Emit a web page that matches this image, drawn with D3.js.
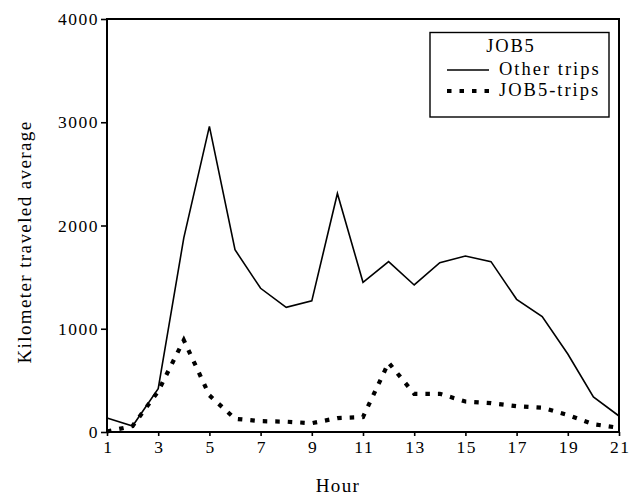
<!DOCTYPE html>
<html>
<head>
<meta charset="utf-8">
<script src="https://cdn.jsdelivr.net/npm/d3@7"></script>
<style>
  html, body { margin: 0; padding: 0; background: #fff; }
  svg { display: block; }
  text { font-family: "Liberation Serif", "Times New Roman", serif; fill: #000; }
</style>
</head>
<body>
<svg id="chart" width="629" height="496"></svg>
<script>
// Average kilometres travelled per hour of the day
const hours = [1, 2, 3, 4, 5, 6, 7, 8, 9, 10, 11, 12, 13, 14, 15, 16, 17, 18, 19, 20, 21];
const otherTrips = [135, 58, 420, 1880, 2960, 1765, 1392, 1208, 1270, 2310, 1450, 1650, 1424, 1640, 1705, 1650, 1285, 1117, 755, 340, 155];
const job5Trips = [5, 58, 395, 890, 355, 128, 105, 100, 85, 135, 145, 672, 370, 370, 295, 280, 250, 235, 165, 75, 40];
const xTicks = [1, 3, 5, 7, 9, 11, 13, 15, 17, 19, 21];
const yTicks = [0, 1000, 2000, 3000, 4000];
const legendTitle = "JOB5";
const seriesNames = ["Other trips", "JOB5-trips"];

const FONT = '"Liberation Serif", "Times New Roman", serif';
const svg = d3.select("#chart");
const x0 = 107, x1 = 619, y0 = 432, y1 = 19;

const x = d3.scaleLinear().domain([1, 21]).range([x0, x1]);
const y = d3.scaleLinear().domain([0, 4000]).range([y0, y1]);

// axes
const xAxis = svg.append("g").attr("transform", `translate(0,${y0})`)
  .call(d3.axisBottom(x).tickValues(xTicks).tickSize(4).tickPadding(5).tickSizeOuter(0));
const yAxis = svg.append("g").attr("transform", `translate(${x0},0)`)
  .call(d3.axisLeft(y).tickValues(yTicks).tickSize(6).tickPadding(2).tickSizeOuter(0).tickFormat(d3.format("d")));
[xAxis, yAxis].forEach(g => {
  g.select(".domain").remove();
  g.selectAll(".tick line").attr("stroke", "#000").attr("stroke-width", 1.6);
  g.selectAll(".tick text")
    .style("font-family", FONT).style("font-size", "17.5px").style("letter-spacing", "1.5px")
    .attr("fill", "#000");
});
xAxis.selectAll(".tick text").attr("dx", "0.75px");

// frame around the plot area
svg.append("rect")
  .attr("x", x0).attr("y", y1)
  .attr("width", x1 - x0).attr("height", y0 - y1)
  .attr("fill", "none").attr("stroke", "#000").attr("stroke-width", 2);

// series lines
const line = (vals) => d3.line().x((d, i) => x(hours[i])).y(d => y(d))(vals);

svg.append("path")
  .attr("d", line(otherTrips))
  .attr("fill", "none").attr("stroke", "#000").attr("stroke-width", 1.6)
  .attr("stroke-linejoin", "miter");

svg.append("path")
  .attr("d", line(job5Trips))
  .attr("fill", "none").attr("stroke", "#000").attr("stroke-width", 4.2)
  .attr("stroke-dasharray", "4.5,8").attr("stroke-linecap", "butt");

// axis titles
svg.append("text")
  .attr("x", 338).attr("y", 492)
  .attr("text-anchor", "middle")
  .style("font-size", "19px").style("letter-spacing", "1.4px")
  .text("Hour");

svg.append("text")
  .attr("transform", "translate(31,242) rotate(-90)")
  .attr("text-anchor", "middle")
  .style("font-size", "19px").style("letter-spacing", "1.4px")
  .text("Kilometer traveled average");

// legend
const lg = svg.append("g");
lg.append("rect")
  .attr("x", 430).attr("y", 32.5).attr("width", 179).attr("height", 84.5)
  .attr("fill", "#fff").attr("stroke", "#000").attr("stroke-width", 1.4);
lg.append("text")
  .attr("x", 511).attr("y", 52).attr("text-anchor", "middle")
  .style("font-size", "18.5px").style("letter-spacing", "1.8px")
  .text(legendTitle);
lg.append("line")
  .attr("x1", 447).attr("x2", 489).attr("y1", 70).attr("y2", 70)
  .attr("stroke", "#000").attr("stroke-width", 1.6);
lg.append("line")
  .attr("x1", 447).attr("x2", 491).attr("y1", 91).attr("y2", 91)
  .attr("stroke", "#000").attr("stroke-width", 4.2).attr("stroke-dasharray", "4.5,8");
lg.append("text")
  .attr("x", 499).attr("y", 74.5)
  .style("font-size", "18.5px").style("letter-spacing", "2px")
  .text(seriesNames[0]);
lg.append("text")
  .attr("x", 499).attr("y", 95.5)
  .style("font-size", "18.5px").style("letter-spacing", "2px")
  .text(seriesNames[1]);
</script>
</body>
</html>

## Aim of the exercise
Reproduce all of the data exactly, omitting each picture it holds.

## Full response
Emit a web page that matches this image, drawn with D3.js.
<!DOCTYPE html>
<html>
<head>
<meta charset="utf-8">
<script src="https://cdn.jsdelivr.net/npm/d3@7"></script>
<style>
  html, body { margin: 0; padding: 0; background: #fff; }
  svg { display: block; }
  text { font-family: "Liberation Serif", "Times New Roman", serif; fill: #000; }
</style>
</head>
<body>
<svg id="chart" width="629" height="496"></svg>
<script>
// Average kilometres travelled per hour of the day
const hours = [1, 2, 3, 4, 5, 6, 7, 8, 9, 10, 11, 12, 13, 14, 15, 16, 17, 18, 19, 20, 21];
const otherTrips = [135, 58, 420, 1880, 2960, 1765, 1392, 1208, 1270, 2310, 1450, 1650, 1424, 1640, 1705, 1650, 1285, 1117, 755, 340, 155];
const job5Trips = [5, 58, 395, 890, 355, 128, 105, 100, 85, 135, 145, 672, 370, 370, 295, 280, 250, 235, 165, 75, 40];
const xTicks = [1, 3, 5, 7, 9, 11, 13, 15, 17, 19, 21];
const yTicks = [0, 1000, 2000, 3000, 4000];
const legendTitle = "JOB5";
const seriesNames = ["Other trips", "JOB5-trips"];

const FONT = '"Liberation Serif", "Times New Roman", serif';
const svg = d3.select("#chart");
const x0 = 107, x1 = 619, y0 = 432, y1 = 19;

const x = d3.scaleLinear().domain([1, 21]).range([x0, x1]);
const y = d3.scaleLinear().domain([0, 4000]).range([y0, y1]);

// axes
const xAxis = svg.append("g").attr("transform", `translate(0,${y0})`)
  .call(d3.axisBottom(x).tickValues(xTicks).tickSize(4).tickPadding(5).tickSizeOuter(0));
const yAxis = svg.append("g").attr("transform", `translate(${x0},0)`)
  .call(d3.axisLeft(y).tickValues(yTicks).tickSize(6).tickPadding(2).tickSizeOuter(0).tickFormat(d3.format("d")));
[xAxis, yAxis].forEach(g => {
  g.select(".domain").remove();
  g.selectAll(".tick line").attr("stroke", "#000").attr("stroke-width", 1.6);
  g.selectAll(".tick text")
    .style("font-family", FONT).style("font-size", "17.5px").style("letter-spacing", "1.5px")
    .attr("fill", "#000");
});
xAxis.selectAll(".tick text").attr("dx", "0.75px");

// frame around the plot area
svg.append("rect")
  .attr("x", x0).attr("y", y1)
  .attr("width", x1 - x0).attr("height", y0 - y1)
  .attr("fill", "none").attr("stroke", "#000").attr("stroke-width", 2);

// series lines
const line = (vals) => d3.line().x((d, i) => x(hours[i])).y(d => y(d))(vals);

svg.append("path")
  .attr("d", line(otherTrips))
  .attr("fill", "none").attr("stroke", "#000").attr("stroke-width", 1.6)
  .attr("stroke-linejoin", "miter");

svg.append("path")
  .attr("d", line(job5Trips))
  .attr("fill", "none").attr("stroke", "#000").attr("stroke-width", 4.2)
  .attr("stroke-dasharray", "4.5,8").attr("stroke-linecap", "butt");

// axis titles
svg.append("text")
  .attr("x", 338).attr("y", 492)
  .attr("text-anchor", "middle")
  .style("font-size", "19px").style("letter-spacing", "1.4px")
  .text("Hour");

svg.append("text")
  .attr("transform", "translate(31,242) rotate(-90)")
  .attr("text-anchor", "middle")
  .style("font-size", "19px").style("letter-spacing", "1.4px")
  .text("Kilometer traveled average");

// legend
const lg = svg.append("g");
lg.append("rect")
  .attr("x", 430).attr("y", 32.5).attr("width", 179).attr("height", 84.5)
  .attr("fill", "#fff").attr("stroke", "#000").attr("stroke-width", 1.4);
lg.append("text")
  .attr("x", 511).attr("y", 52).attr("text-anchor", "middle")
  .style("font-size", "18.5px").style("letter-spacing", "1.8px")
  .text(legendTitle);
lg.append("line")
  .attr("x1", 447).attr("x2", 489).attr("y1", 70).attr("y2", 70)
  .attr("stroke", "#000").attr("stroke-width", 1.6);
lg.append("line")
  .attr("x1", 447).attr("x2", 491).attr("y1", 91).attr("y2", 91)
  .attr("stroke", "#000").attr("stroke-width", 4.2).attr("stroke-dasharray", "4.5,8");
lg.append("text")
  .attr("x", 499).attr("y", 74.5)
  .style("font-size", "18.5px").style("letter-spacing", "2px")
  .text(seriesNames[0]);
lg.append("text")
  .attr("x", 499).attr("y", 95.5)
  .style("font-size", "18.5px").style("letter-spacing", "2px")
  .text(seriesNames[1]);
</script>
</body>
</html>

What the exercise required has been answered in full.